Music Similarity Representation Learning Focusing on Individual Instruments with Source Separation and Human Preference
Takehiro Imamura, Yuka Hashizume, Wen-Chin Huang, Tomoki Toda
TL;DR
This work targets music similarity representation learning at the instrument level (InMSRL) by leveraging music source separation and human preference signals. It introduces Cascade-FT to end-to-end fine-tune MSS and instrument-specific extractors, Direct-Reconst to jointly learn disentangled features with reconstruction losses, and PAFT to align representations with human perceptual similarity using ABX data. Empirical results on the Slakh dataset show Cascade-FT with PAFT achieves the best perceptual and cross-piece InMSRL performance, while Direct-Reconst benefits from multi-task learning and data augmentation. The findings indicate that joint optimization and perceptual supervision help overcome MSS errors and improve instrument-specific similarity representations for retrieval and recommendation tasks.
Abstract
This paper proposes music similarity representation learning (MSRL) based on individual instrument sounds (InMSRL) utilizing music source separation (MSS) and human preference without requiring clean instrument sounds during inference.
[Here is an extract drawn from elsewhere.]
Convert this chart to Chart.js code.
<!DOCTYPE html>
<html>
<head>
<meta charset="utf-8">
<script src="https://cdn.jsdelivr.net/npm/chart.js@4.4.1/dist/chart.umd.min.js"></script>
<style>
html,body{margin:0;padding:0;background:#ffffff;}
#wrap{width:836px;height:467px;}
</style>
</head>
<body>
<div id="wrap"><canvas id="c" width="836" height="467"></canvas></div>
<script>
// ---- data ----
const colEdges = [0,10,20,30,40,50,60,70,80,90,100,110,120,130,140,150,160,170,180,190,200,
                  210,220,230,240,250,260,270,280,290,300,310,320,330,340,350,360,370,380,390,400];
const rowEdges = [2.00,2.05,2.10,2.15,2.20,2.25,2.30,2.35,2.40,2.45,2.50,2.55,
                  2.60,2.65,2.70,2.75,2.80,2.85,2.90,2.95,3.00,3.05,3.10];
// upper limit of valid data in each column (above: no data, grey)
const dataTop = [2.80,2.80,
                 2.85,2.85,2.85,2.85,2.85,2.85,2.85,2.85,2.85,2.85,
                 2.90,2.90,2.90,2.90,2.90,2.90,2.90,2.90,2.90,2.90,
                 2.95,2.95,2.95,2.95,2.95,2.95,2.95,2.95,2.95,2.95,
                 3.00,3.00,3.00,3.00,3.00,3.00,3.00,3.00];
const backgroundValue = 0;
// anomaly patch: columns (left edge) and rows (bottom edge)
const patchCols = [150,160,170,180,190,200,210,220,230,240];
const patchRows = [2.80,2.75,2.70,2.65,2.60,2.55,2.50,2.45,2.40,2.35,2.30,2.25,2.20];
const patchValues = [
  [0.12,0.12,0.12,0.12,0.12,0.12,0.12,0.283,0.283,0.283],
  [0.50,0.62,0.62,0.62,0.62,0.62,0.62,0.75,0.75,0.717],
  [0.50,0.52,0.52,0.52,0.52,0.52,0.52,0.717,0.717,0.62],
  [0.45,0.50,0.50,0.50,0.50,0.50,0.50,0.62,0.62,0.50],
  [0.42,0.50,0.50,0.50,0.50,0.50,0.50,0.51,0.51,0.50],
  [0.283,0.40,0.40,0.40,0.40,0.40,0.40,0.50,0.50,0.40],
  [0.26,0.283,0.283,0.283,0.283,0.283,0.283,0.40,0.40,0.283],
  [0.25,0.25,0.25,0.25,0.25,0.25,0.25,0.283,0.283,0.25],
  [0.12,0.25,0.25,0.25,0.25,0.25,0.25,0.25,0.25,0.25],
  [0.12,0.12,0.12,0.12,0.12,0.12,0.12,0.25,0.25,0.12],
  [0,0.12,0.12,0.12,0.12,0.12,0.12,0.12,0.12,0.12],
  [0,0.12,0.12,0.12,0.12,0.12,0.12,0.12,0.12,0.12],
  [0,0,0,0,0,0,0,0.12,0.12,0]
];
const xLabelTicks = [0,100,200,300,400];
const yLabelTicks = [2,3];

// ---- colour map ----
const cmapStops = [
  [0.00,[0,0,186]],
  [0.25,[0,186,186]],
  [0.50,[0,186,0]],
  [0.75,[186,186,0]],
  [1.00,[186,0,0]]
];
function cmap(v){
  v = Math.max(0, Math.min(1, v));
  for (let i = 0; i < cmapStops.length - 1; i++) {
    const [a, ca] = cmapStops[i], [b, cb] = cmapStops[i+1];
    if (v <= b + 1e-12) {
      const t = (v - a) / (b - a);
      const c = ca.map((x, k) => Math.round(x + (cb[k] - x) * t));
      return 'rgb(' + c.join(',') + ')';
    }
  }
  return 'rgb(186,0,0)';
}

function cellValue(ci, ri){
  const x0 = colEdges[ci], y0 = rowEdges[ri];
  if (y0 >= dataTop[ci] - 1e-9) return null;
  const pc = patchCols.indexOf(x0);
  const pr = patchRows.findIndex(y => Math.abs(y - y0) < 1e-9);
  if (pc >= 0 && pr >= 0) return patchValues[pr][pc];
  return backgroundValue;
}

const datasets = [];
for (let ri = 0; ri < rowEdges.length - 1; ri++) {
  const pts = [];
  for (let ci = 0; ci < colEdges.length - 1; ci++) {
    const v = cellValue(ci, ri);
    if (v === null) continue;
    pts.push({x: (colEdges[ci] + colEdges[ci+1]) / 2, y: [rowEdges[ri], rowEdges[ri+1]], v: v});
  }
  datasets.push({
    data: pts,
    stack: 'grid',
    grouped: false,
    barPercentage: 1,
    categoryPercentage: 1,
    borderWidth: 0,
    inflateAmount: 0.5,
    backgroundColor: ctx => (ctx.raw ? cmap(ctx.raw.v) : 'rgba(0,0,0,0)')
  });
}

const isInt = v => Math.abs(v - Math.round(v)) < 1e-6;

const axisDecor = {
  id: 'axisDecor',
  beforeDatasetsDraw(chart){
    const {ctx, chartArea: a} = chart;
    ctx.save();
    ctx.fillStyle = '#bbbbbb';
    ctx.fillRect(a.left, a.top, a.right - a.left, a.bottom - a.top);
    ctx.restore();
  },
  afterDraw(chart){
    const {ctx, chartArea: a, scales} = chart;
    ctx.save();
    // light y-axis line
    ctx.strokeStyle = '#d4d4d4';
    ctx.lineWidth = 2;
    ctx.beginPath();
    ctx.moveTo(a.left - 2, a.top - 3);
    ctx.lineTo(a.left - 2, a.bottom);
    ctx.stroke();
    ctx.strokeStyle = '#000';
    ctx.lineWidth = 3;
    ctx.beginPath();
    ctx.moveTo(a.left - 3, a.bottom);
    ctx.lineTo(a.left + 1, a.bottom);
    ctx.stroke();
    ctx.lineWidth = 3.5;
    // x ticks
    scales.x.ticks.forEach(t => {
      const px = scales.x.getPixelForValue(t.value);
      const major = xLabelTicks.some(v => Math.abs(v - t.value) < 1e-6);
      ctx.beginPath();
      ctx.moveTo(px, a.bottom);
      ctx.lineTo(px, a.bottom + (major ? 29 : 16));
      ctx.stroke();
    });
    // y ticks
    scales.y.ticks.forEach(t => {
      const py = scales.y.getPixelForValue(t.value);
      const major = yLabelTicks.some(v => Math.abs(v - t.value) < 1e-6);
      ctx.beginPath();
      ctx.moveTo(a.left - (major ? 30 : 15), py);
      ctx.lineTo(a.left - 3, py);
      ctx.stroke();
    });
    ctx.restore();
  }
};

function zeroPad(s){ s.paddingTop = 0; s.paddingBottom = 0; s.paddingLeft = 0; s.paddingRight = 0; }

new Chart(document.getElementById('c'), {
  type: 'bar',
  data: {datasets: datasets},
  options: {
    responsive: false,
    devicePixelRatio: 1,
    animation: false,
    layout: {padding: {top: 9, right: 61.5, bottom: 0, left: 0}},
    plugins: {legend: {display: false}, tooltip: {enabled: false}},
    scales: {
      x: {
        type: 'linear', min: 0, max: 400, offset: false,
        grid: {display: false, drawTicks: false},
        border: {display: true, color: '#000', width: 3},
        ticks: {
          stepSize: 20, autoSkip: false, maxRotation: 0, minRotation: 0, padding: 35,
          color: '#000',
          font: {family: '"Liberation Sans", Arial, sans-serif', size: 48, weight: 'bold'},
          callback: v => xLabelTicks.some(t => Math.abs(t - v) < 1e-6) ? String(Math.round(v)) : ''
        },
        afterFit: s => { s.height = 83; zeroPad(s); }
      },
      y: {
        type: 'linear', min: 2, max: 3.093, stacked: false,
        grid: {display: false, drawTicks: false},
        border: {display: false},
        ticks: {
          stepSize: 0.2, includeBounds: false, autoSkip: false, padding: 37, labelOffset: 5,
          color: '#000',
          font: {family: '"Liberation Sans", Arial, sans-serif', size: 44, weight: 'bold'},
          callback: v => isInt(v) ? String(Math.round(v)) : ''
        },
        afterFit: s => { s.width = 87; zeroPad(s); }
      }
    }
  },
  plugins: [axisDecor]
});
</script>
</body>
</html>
We propose three methods that effectively improve performance. First, we introduce end-to-end fine-tuning (E2E-FT) for the Cascade approach that sequentially performs MSS and music similarity feature extraction. E2E-FT allows the model to minimize the adverse effects of a separation error on the feature extraction. Second, we propose multi-task learning for the Direct approach that directly extracts disentangled music similarity features using a single music similarity feature extractor. Multi-task learning, which is based on the disentangled music similarity feature extraction and MSS based on reconstruction with disentangled music similarity features, further enhances instrument feature disentanglement. Third, we employ perception-aware fine-tuning (PAFT). PAFT utilizes human preference, allowing the model to perform InMSRL aligned with human perceptual similarity. We conduct experimental evaluations and demonstrate that 1) E2E-FT for Cascade significantly improves InMSRL performance, 2) the multi-task learning for Direct is also helpful to improve disentanglement performance in the feature extraction, 3) PAFT significantly enhances the perceptual InMSRL performance, and 4) Cascade with E2E-FT and PAFT outperforms Direct with the multi-task learning and PAFT.